Exam Strategy & Structure

Modules Covered: Modules 8 to 13, with some concepts from Module 7.
Topic Weighting: C++ (~20%), Scheme (~40%), and Prolog (~40%). Budget study time accordingly.

Format: Approximately 30 questions over 110 minutes, totaling 50 points.
Pacing Heuristic: Aim for about 2 minutes per point to leave a buffer for challenging questions.
Question Types: Around 30 points are autograded (like midterm quizzes), with the remaining 20 points being written responses (subject to change).

Key Mental Models:
- C++: Focus on objects, lifetimes, and ownership.
- Scheme: Focus on expressions, lists, and recursion styles.
- Prolog: Focus on facts, rules, unification, and search order.
Allowed Materials: One 3x5 inch notecard (double-sided, handwritten or printed). No separate scratch paper. A virtual scratchbox may be provided.
Important Tip: Attempt all questions. Partial credit may be awarded for demonstrating logical thinking, even if the final answer isn't perfect.

Proper vs. Improper Lists: A proper list is a chain of pairs that ends in an empty list '(). An improper list ends in a non-list value. Functions like cadr are only safe on proper lists of sufficient length.
Non-Tail Recursion: Defers work until after the recursive call, which grows the call stack.
Tail Recursion: The recursive call is the final action, allowing the compiler to reuse the stack frame (an optimization). Often preferred for clarity and efficiency in aggregation tasks.
Common Pitfalls: Forgetting to quote data (e.g., '(1 2 3)), confusing symbols with numbers (pi vs. 'pi), and incorrectly assuming tail recursion is happening.

Functions as Values: In Scheme, functions can be passed as arguments, returned from other functions, and stored in variables.
Closures: A closure is a function that "remembers" the environment in which it was created, capturing variables from its surrounding scope.
Key Patterns: Use higher-order functions like map, filter, and fold (reduce) for clean, declarative patterns that avoid manual recursion.
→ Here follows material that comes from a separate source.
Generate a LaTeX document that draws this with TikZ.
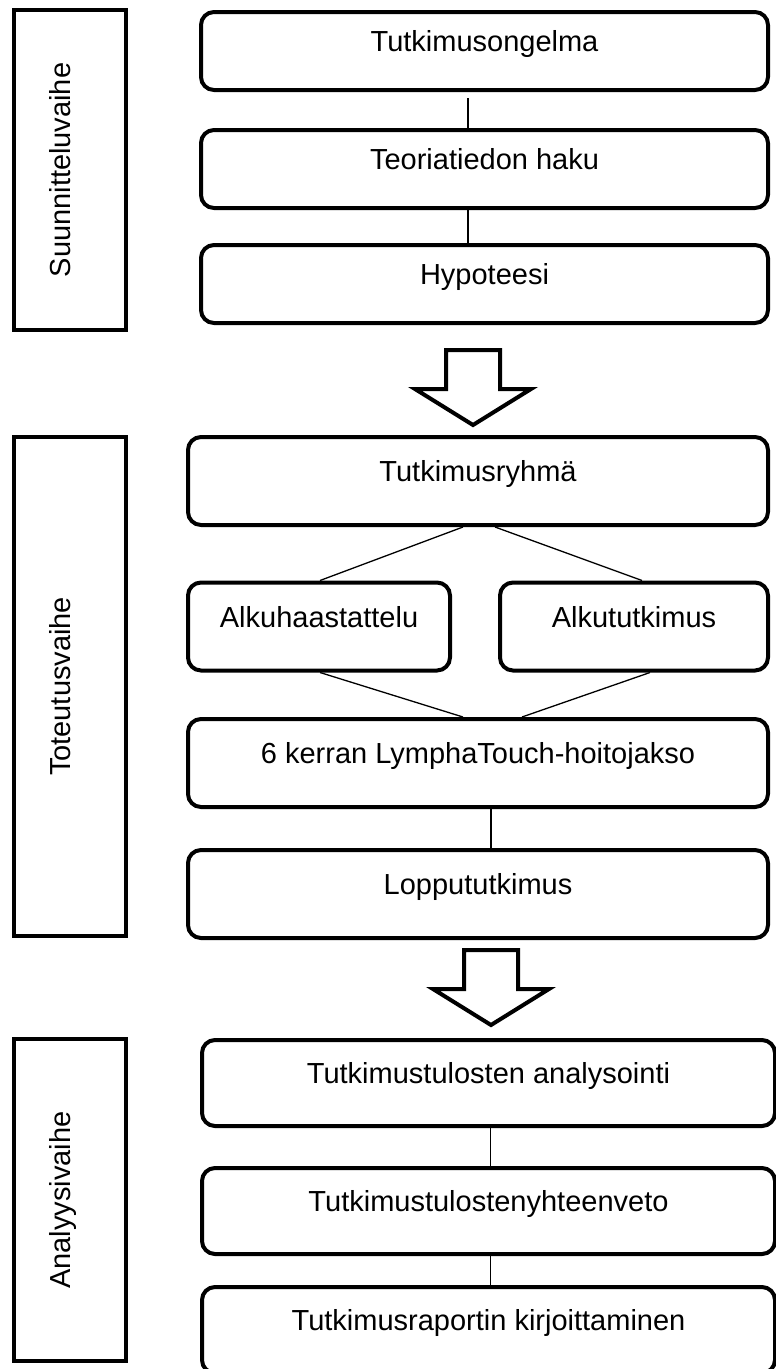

Declarative Nature: You state facts (what is true) and rules (relationships), then ask queries. Prolog's engine searches for variable bindings that make the query true.
Unification: The core mechanism. It's a powerful form of pattern matching that binds variables. A goal unifies with a fact/rule if their predicate name, arity, and arguments can all be matched.
Search Strategy: Prolog uses a depth-first, left-to-right search. It backtracks automatically when a path fails to find a solution.

The Cut (!): An operator that commits Prolog to all choices made so far in a rule and prunes other branches from the search tree. It prevents backtracking past the cut, making a rule deterministic.
Negation as Failure (\+): A goal \+ G succeeds if Prolog fails to prove G. It's about provability, not mathematical negation.

Smart Pointers: Prefer smart pointers (like std::unique_ptr) over raw pointers to manage memory automatically and prevent leaks. They enforce clear ownership semantics.
The Rule of Zero/Three/Five: If you manage a resource, you may need to define a destructor, copy constructor, and copy assignment operator (Rule of Three), plus move equivalents (Rule of Five). The Rule of Zero aims to use smart pointers and standard containers so that no manual resource management is needed.
Composition vs. Inheritance: Use composition ("has-a") for ownership and inheritance ("is-a") for polymorphism.
Virtual Functions: Dynamic dispatch (polymorphism) only occurs through base class pointers or references. Use a virtual destructor in a base class if it will be deleted through a base class pointer.

Initialization Lists: Use constructor initialization lists to initialize members. This is more efficient and necessary for const members and references.
Calling Base Constructors: A derived class constructor must call a base class constructor. The base class is always constructed before the derived class members are initialized.
RAII (Resource Acquisition Is Initialization): A core C++ principle where resource lifetime is tied to object lifetime. Resources are acquired in the constructor and released in the destructor (e.g., std::unique_ptr).